Government guidance from sources such as the Australian Communications and Media Authority outlines best practices for electronic messaging and consent. These guidelines stress transparency, accurate sender details, and simple opt out processes.

Long term trust supports growth better than short term response spikes. Messaging that respects boundaries tends to perform better over time because people stay subscribed and attentive.

Integrating Messaging With Offline And Service Touchpoints

Messaging becomes more effective when it reflects what happens away from screens. Store visits, service calls, events, and deliveries all create moments where follow up communication feels natural rather than intrusive. A short message that confirms next steps after a call often carries more weight than a generic reminder sent days later.
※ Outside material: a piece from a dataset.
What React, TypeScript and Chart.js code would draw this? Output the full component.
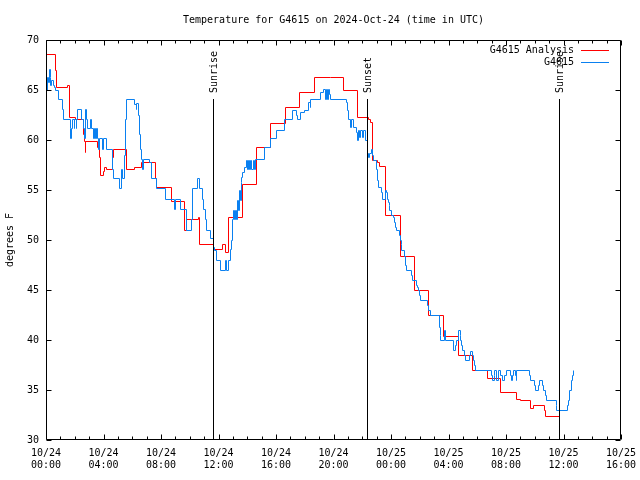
import React, { useEffect, useRef } from 'react';
import { Chart, registerables } from 'chart.js';

Chart.register(...registerables);

const TITLE = 'Temperature for G4615 on 2024-Oct-24 (time in UTC)';
const Y_LABEL = 'degrees F';
const DAY_LABELS = ['10/24', '10/25'];
const X_MIN = 0;
const X_MAX = 40;
const Y_MIN = 30;
const Y_MAX = 70;
const SERIES_NAMES = ['G4615 Analysis', 'G4615'];

// hours since 10/24 00:00 UTC, temperature in degrees F (step values)
const ANALYSIS: [number, number][] = [
  [0.00, 68.6], [0.63, 66.9], [0.73, 65.2], [1.53, 65.5], [1.60, 62.2], [2.02, 62.0],
  [2.64, 60.6], [2.69, 59.9], [2.73, 58.8], [2.78, 59.9], [3.58, 59.2], [3.72, 58.3],
  [3.79, 56.5], [3.97, 56.9], [4.10, 57.3], [4.24, 57.1], [4.66, 58.3], [4.73, 59.1],
  [5.60, 57.1], [6.17, 57.3], [6.66, 57.8], [7.63, 56.2], [7.72, 55.3], [8.70, 53.9],
  [9.62, 51.0], [9.74, 52.0], [10.64, 52.3], [10.71, 49.6], [11.64, 49.1], [12.29, 49.5],
  [12.50, 48.8], [12.68, 52.2], [13.70, 55.6], [14.66, 59.3], [15.65, 61.6], [16.67, 63.2],
  [17.62, 64.8], [18.71, 66.2], [19.76, 66.3], [20.68, 65.0], [21.66, 62.3], [22.42, 62.0],
  [22.54, 61.7], [22.70, 58.0], [23.05, 57.7], [23.23, 57.4], [23.63, 52.5], [24.65, 48.4],
  [25.62, 45.0], [26.64, 42.5], [27.64, 40.4], [28.73, 38.5], [29.67, 37.0], [30.71, 36.1],
  [31.62, 34.8], [32.70, 34.1], [33.04, 34.0], [33.67, 33.2], [33.88, 33.5], [34.66, 33.0],
  [34.78, 32.4], [35.69, 32.4],
];

const OBSERVED: [number, number][] = [
  [0.00, 65.0], [0.12, 66.3], [0.19, 65.7], [0.23, 67.1], [0.28, 66.3], [0.33, 65.5],
  [0.40, 66.0], [0.51, 65.5], [0.58, 65.3], [0.63, 65.0], [0.86, 64.1], [1.16, 63.1],
  [1.25, 62.1], [1.67, 61.1], [1.72, 60.1], [1.74, 61.1], [1.81, 62.1], [1.95, 61.1],
  [2.00, 62.1], [2.09, 61.1], [2.14, 62.1], [2.21, 63.1], [2.48, 62.1], [2.64, 61.1],
  [2.71, 60.1], [2.78, 63.1], [2.83, 62.1], [2.89, 61.1], [3.11, 62.1], [3.18, 61.1],
  [3.29, 60.1], [3.36, 61.1], [3.43, 60.1], [3.50, 61.1], [3.57, 60.1], [3.64, 59.1],
  [3.71, 60.1], [3.92, 59.1], [3.99, 60.1], [4.24, 59.1], [4.61, 57.1], [4.68, 56.1],
  [5.08, 55.1], [5.27, 57.0], [5.34, 56.2], [5.43, 58.5], [5.50, 62.1], [5.61, 64.1],
  [6.19, 63.5], [6.28, 63.1], [6.33, 63.6], [6.40, 62.5], [6.50, 60.6], [6.57, 59.1],
  [6.64, 58.1], [6.71, 57.1], [6.78, 58.1], [7.23, 57.8], [7.34, 56.2], [7.72, 55.1],
  [8.28, 54.1], [8.94, 53.1], [9.04, 54.1], [9.37, 53.1], [9.79, 51.0], [10.14, 52.0],
  [10.18, 55.1], [10.55, 56.1], [10.71, 55.1], [10.87, 54.1], [10.99, 53.1], [11.11, 52.1],
  [11.18, 51.0], [11.46, 50.1], [11.64, 49.3], [11.71, 49.0], [11.87, 48.0], [12.17, 47.0],
  [12.50, 48.0], [12.57, 47.0], [12.73, 48.0], [12.80, 49.1], [12.87, 50.0], [12.96, 52.0],
  [13.03, 53.0], [13.08, 52.0], [13.15, 53.0], [13.22, 52.0], [13.29, 54.0], [13.36, 53.0],
  [13.43, 55.0], [13.50, 54.0], [13.57, 55.8], [13.63, 56.3], [13.70, 56.8], [13.84, 57.3],
  [13.98, 58.0], [14.05, 57.1], [14.12, 58.0], [14.19, 57.1], [14.26, 58.0], [14.33, 57.1],
  [14.40, 58.0], [14.47, 57.1], [14.59, 58.1], [15.17, 59.3], [15.65, 60.1], [16.05, 61.0],
  [16.58, 62.0], [17.13, 63.0], [17.44, 62.5], [17.51, 62.0], [17.72, 62.8], [17.95, 63.0],
  [18.25, 63.8], [18.37, 63.3], [18.43, 64.1], [19.13, 64.7], [19.29, 65.1], [19.41, 64.1],
  [19.48, 65.1], [19.55, 64.1], [19.62, 65.1], [19.69, 64.6], [19.76, 64.1], [20.87, 63.7],
  [20.96, 63.0], [21.03, 62.0], [21.15, 61.3], [21.27, 62.0], [21.36, 61.3], [21.61, 60.8],
  [21.70, 60.0], [21.77, 61.0], [21.84, 60.3], [21.91, 61.0], [22.03, 60.3], [22.12, 61.0],
  [22.26, 60.0], [22.35, 58.7], [22.42, 58.2], [22.49, 58.7], [22.61, 59.1], [22.73, 58.5],
  [22.77, 58.0], [23.01, 57.0], [23.05, 56.0], [23.12, 55.2], [23.36, 54.7], [23.40, 54.1],
  [23.65, 55.0], [23.70, 54.7], [23.77, 54.1], [23.81, 53.8], [23.88, 53.5], [23.93, 53.0],
  [24.05, 52.5], [24.16, 52.3], [24.21, 51.8], [24.28, 51.3], [24.35, 51.0], [24.56, 50.5],
  [24.63, 50.0], [24.70, 49.5], [24.74, 49.0], [24.97, 48.4], [25.04, 47.5], [25.09, 47.0],
  [25.44, 46.5], [25.51, 46.0], [25.74, 45.5], [25.83, 45.3], [25.90, 45.0], [25.97, 44.5],
  [26.02, 44.0], [26.55, 43.5], [26.59, 43.0], [26.76, 42.5], [27.36, 41.3], [27.41, 40.5],
  [27.46, 40.0], [27.69, 41.0], [27.76, 40.0], [28.38, 39.0], [28.49, 39.5], [28.56, 40.0],
  [28.73, 41.0], [28.80, 40.5], [28.85, 40.0], [28.92, 39.5], [28.99, 39.0], [29.08, 38.5],
  [29.15, 38.0], [29.45, 38.5], [29.50, 38.9], [29.68, 38.5], [29.72, 38.0], [29.79, 37.5],
  [29.89, 37.0], [31.00, 36.5], [31.07, 36.0], [31.17, 36.5], [31.23, 37.0], [31.35, 36.0],
  [31.46, 37.0], [31.65, 36.5], [31.77, 36.0], [31.93, 36.5], [32.00, 37.0], [32.33, 36.5],
  [32.40, 36.0], [32.47, 36.5], [32.51, 37.0], [32.63, 36.5], [32.70, 36.0], [32.74, 37.0],
  [33.62, 36.5], [33.67, 36.0], [33.95, 35.5], [34.02, 35.0], [34.25, 35.5], [34.32, 36.0],
  [34.55, 35.5], [34.64, 35.0], [34.78, 34.5], [34.83, 34.0], [35.48, 33.5], [35.53, 33.0],
  [36.30, 33.5], [36.34, 34.0], [36.45, 35.0], [36.57, 36.0], [36.64, 36.5], [36.73, 37.0],
];

const SUN_HOURS = [11.64, 22.35, 35.71];
const SUN_LABELS = ['Sunrise', 'Sunset', 'Sunrise'];
const SUN_LINE_TOP_TEMP = 64.1;

const RED = '#ff0000';
const BLUE = '#0a80f0';
const FONT = "'DejaVu Sans Mono', monospace";

function pad2(n: number) {
  return (n < 10 ? '0' : '') + n;
}

// snap computed point positions to pixel centres so 1px step lines are crisp
const crispPlugin = {
  id: 'crispSteps',
  beforeDatasetsDraw(chart: any) {
    chart.data.datasets.forEach((_: any, i: number) => {
      const meta = chart.getDatasetMeta(i);
      meta.data.forEach((el: any) => {
        el.x = Math.floor(el.x) + 0.5;
        el.y = Math.floor(el.y) + 0.5;
      });
      if (meta.dataset) meta.dataset._path = undefined;
    });
  },
};

const framePlugin = {
  id: 'gnuplotFrame',
  afterDatasetsDraw(chart: any) {
    const ctx: CanvasRenderingContext2D = chart.ctx;
    const area = chart.chartArea;
    const xs = chart.scales.x;
    const ys = chart.scales.y;
    ctx.save();
    ctx.strokeStyle = '#000';
    ctx.lineWidth = 1;
    const L = Math.round(area.left) + 0.5;
    const R = Math.round(area.right) - 0.5;
    const T = Math.round(area.top) + 0.5;
    const B = Math.round(area.bottom) - 0.5;

    // sunrise / sunset lines
    const yTop = Math.round(ys.getPixelForValue(SUN_LINE_TOP_TEMP));
    ctx.font = `10px ${FONT}`;
    ctx.fillStyle = '#000';
    SUN_HOURS.forEach((h, i) => {
      const x = Math.round(xs.getPixelForValue(h)) + 0.5;
      ctx.beginPath();
      ctx.moveTo(x, yTop);
      ctx.lineTo(x, B);
      ctx.stroke();
      ctx.save();
      ctx.translate(x + 1, yTop - 6);
      ctx.rotate(-Math.PI / 2);
      ctx.textAlign = 'left';
      ctx.textBaseline = 'middle';
      ctx.fillText(SUN_LABELS[i], 0, 0);
      ctx.restore();
    });

    // border
    ctx.beginPath();
    ctx.rect(L, T, R - L, B - T);
    ctx.stroke();

    // x ticks (major every 4h, minor every 1h), mirrored on top
    ctx.beginPath();
    for (let h = X_MIN; h <= X_MAX; h += 1) {
      const x = Math.round(xs.getPixelForValue(h)) + 0.5;
      const len = h % 4 === 0 ? 5 : 3;
      ctx.moveTo(x, B);
      ctx.lineTo(x, B - len);
      ctx.moveTo(x, T);
      ctx.lineTo(x, T + len);
    }
    // y ticks every 5, mirrored on right
    for (let v = Y_MIN; v <= Y_MAX; v += 5) {
      const y = Math.round(ys.getPixelForValue(v)) + 0.5;
      ctx.moveTo(L, y);
      ctx.lineTo(L + 5, y);
      ctx.moveTo(R, y);
      ctx.lineTo(R - 5, y);
    }
    ctx.stroke();

    // title
    ctx.textAlign = 'center';
    ctx.textBaseline = 'middle';
    ctx.fillText(TITLE, (area.left + area.right) / 2, 20);

    // y axis label
    ctx.save();
    ctx.translate(10, (area.top + area.bottom) / 2);
    ctx.rotate(-Math.PI / 2);
    ctx.fillText(Y_LABEL, 0, 0);
    ctx.restore();

    // legend
    const colors = [RED, BLUE];
    SERIES_NAMES.forEach((name, i) => {
      const y = area.top + 10 + i * 12;
      ctx.fillStyle = '#000';
      ctx.textAlign = 'right';
      ctx.textBaseline = 'middle';
      ctx.fillText(name, area.right - 47, y);
      ctx.strokeStyle = colors[i];
      ctx.beginPath();
      ctx.moveTo(area.right - 40, Math.round(y) + 0.5);
      ctx.lineTo(area.right - 12, Math.round(y) + 0.5);
      ctx.stroke();
    });
    ctx.restore();
  },
};

export default function App() {
  const ref = useRef<HTMLCanvasElement | null>(null);

  useEffect(() => {
    if (!ref.current) return;
    const chart = new Chart(ref.current, {
      type: 'line',
      data: {
        datasets: [
          {
            label: SERIES_NAMES[0],
            data: ANALYSIS.map(([x, y]) => ({ x, y })),
            borderColor: RED,
            borderWidth: 1,
            pointRadius: 0,
            stepped: 'before',
            fill: false,
            order: 2,
          },
          {
            label: SERIES_NAMES[1],
            data: OBSERVED.map(([x, y]) => ({ x, y })),
            borderColor: BLUE,
            borderWidth: 1,
            pointRadius: 0,
            stepped: 'before',
            fill: false,
            order: 1,
          },
        ],
      },
      options: {
        animation: false,
        responsive: false,
        devicePixelRatio: 1,
        layout: { padding: { left: 0, right: 19, top: 40, bottom: 0 } },
        plugins: {
          legend: { display: false },
          tooltip: { enabled: false },
          title: { display: false },
        },
        scales: {
          x: {
            type: 'linear',
            min: X_MIN,
            max: X_MAX,
            grid: { display: false, drawTicks: false, tickLength: 0 },
            border: { display: false },
            ticks: {
              stepSize: 4,
              autoSkip: false,
              maxRotation: 0,
              minRotation: 0,
              padding: 7,
              color: '#000',
              font: { family: FONT, size: 10, lineHeight: 1.25 },
              callback: (value: any) => {
                const h = Number(value);
                const day = Math.floor(h / 24);
                return [DAY_LABELS[day], pad2(h % 24) + ':00'];
              },
            },
            afterFit: (s: any) => {
              s.height = 40;
              s.paddingLeft = 0;
              s.paddingRight = 0;
            },
          },
          y: {
            type: 'linear',
            min: Y_MIN,
            max: Y_MAX,
            grid: { display: false, drawTicks: false, tickLength: 0 },
            border: { display: false },
            ticks: {
              stepSize: 5,
              padding: 7,
              color: '#000',
              font: { family: FONT, size: 10 },
            },
            afterFit: (s: any) => {
              s.width = 46;
              s.paddingTop = 0;
              s.paddingBottom = 0;
            },
          },
        },
      },
      plugins: [crispPlugin, framePlugin],
    } as any);
    return () => chart.destroy();
  }, []);

  return (
    <div style={{ position: 'absolute', left: 0, top: 0, width: 640, height: 480, background: '#fff' }}>
      <canvas ref={ref} width={640} height={480} style={{ display: 'block' }} />
    </div>
  );
}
Teams can map these offline moments and decide where messaging adds clarity. This approach reduces guesswork and prevents messages that arrive without context. It also helps service teams stay aligned with marketing goals without adding pressure to sell.

Common touchpoints where messaging supports continuity include:

  • After a phone inquiry, send a brief summary of agreed details.
  • Following an in person appointment, confirm timing or documentation requirements.
  • Post delivery, ask a simple status check rather than a full survey.

When messaging mirrors real interactions, customers feel continuity instead of fragmentation. That consistency reinforces trust built through media exposure and service experience. Over time, messaging becomes part of how the brand communicates, not a separate channel competing for attention.

Turning Messaging Into A Measured Growth Tool

Messaging does not replace media strategy. It supports it. When planned with care, it strengthens recall, improves timing, and adds useful data to campaign reviews.

The practical takeaway is simple. Treat messaging as part of the system, not an add on. Match messages to real actions, plan timing with intent, and review responses with the same discipline used for media spend. Brands that do this tend to see steadier growth and fewer surprises.